Что случилось с ними со всеми? Куда они делись? Знакомые из книжного клуба. Женщины из группы по пилатесу. Далила? Смерть, конечно, всегда приводит в замешательство. Я вспоминаю всех соседей, которые при виде меня переходили на другую сторону улицы после смерти матери. А насколько хуже, если главная плакальщица, как говорят, ускорила смерть усопшего? Что тогда делать? Выражать соболезнования или поздравлять? Это я пытаюсь проявить остроумие. Но меня тревожит желание подруг Эйлсы повернуться к ней спиной и заявить: «Она оказалась совсем не такой, как я думала». У них все получается ясно и просто. Похоже, никто не считает, что тут больше оттенков серого и все более мрачное или более мутное, чем кажется на первый взгляд. Она осталась такой же, какой была, и заслуживает их сочувствия или сопереживания. Подозреваю, что никто из них не был ей настоящей подругой. Дружба, как и многое связанное с Эйлсой, оказалась химерой.

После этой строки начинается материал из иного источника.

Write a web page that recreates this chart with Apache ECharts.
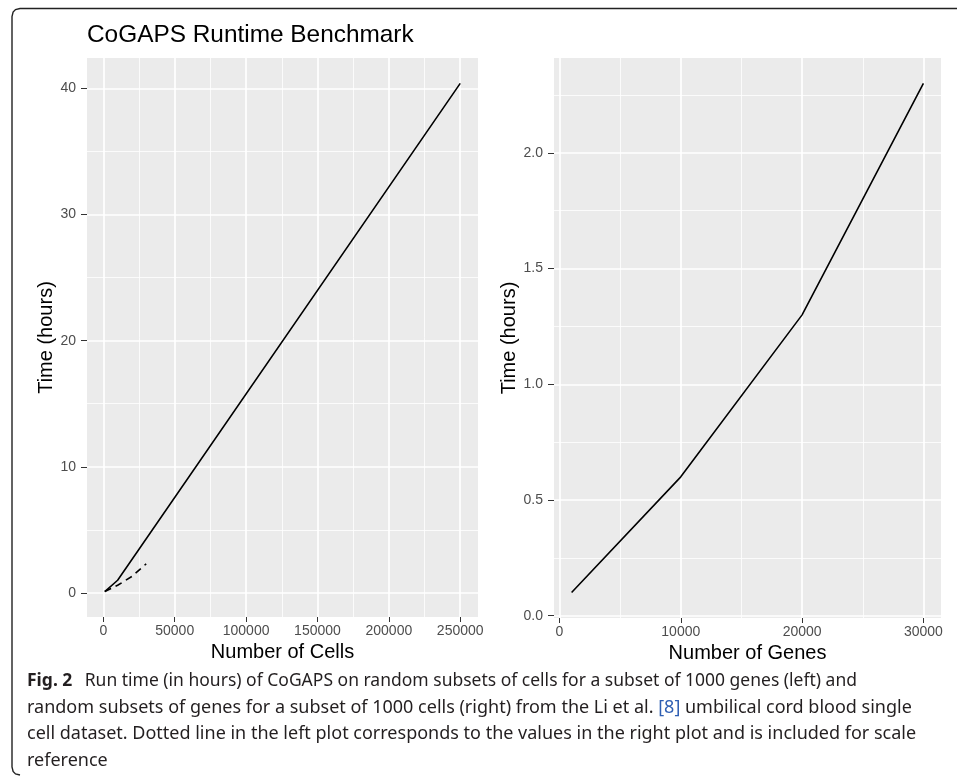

Дней через десять после того, как меня угощали джином с тоником, я шла по небольшому куску парка между вокзалом и шоссе. В тот день я обедала с Фредом Пулленом, университетским другом, и настроение у меня было отличное. Мы встречались в Côte в Ковент-Гардене, он угощал. За обедом выпили вина.
Передо мной по тропинке шел мальчик в школьной спортивной куртке и с рюкзаком за спиной. В левой руке он держал палку и бил ею по всему, что попадалось на пути: деревьям, мусорке, скамейке, фонарному столбу. Щелк, свист, треск. Рюкзак был застегнут только наполовину и после каждого второго или третьего широкого взмаха рукой из него выпадала какая-то мелочь: карандаш, скомканный листочек бумаги, мандарин.
Я поднимала эти предметы, один за другим, затем ускорила шаг, чтобы догнать его.
– Привет! Рада встрече! – сказала я.
Макс отшатнулся от моей протянутой руки, и уронил палку. Он явно запаниковал, стал судорожно крутить головой в поисках спасения.
– Верити Бакстер из соседнего дома, – напомнила я.
Мне показалось, что вспомнил он меня без большого энтузиазма, не было никакого воодушевления, на которое я рассчитывала. Он взял у меня потерянные вещи, стянул рюкзак и засунул их внутрь. Я предложила на этот раз застегнуть молнию до конца, что он и сделал.
Мы пошли дальше. Я спросила, как он написал контрольную и много ли орфографических ошибок допустил. Он ответил, что написал правильно семь слов из десяти, а Беа десять из десяти, но у нее все всегда получается лучше, чем у него. Я спросила, где сейчас Беа, и он ответил, что в драмкружке, а он этот драмкружок ненавидит из-за учительницы.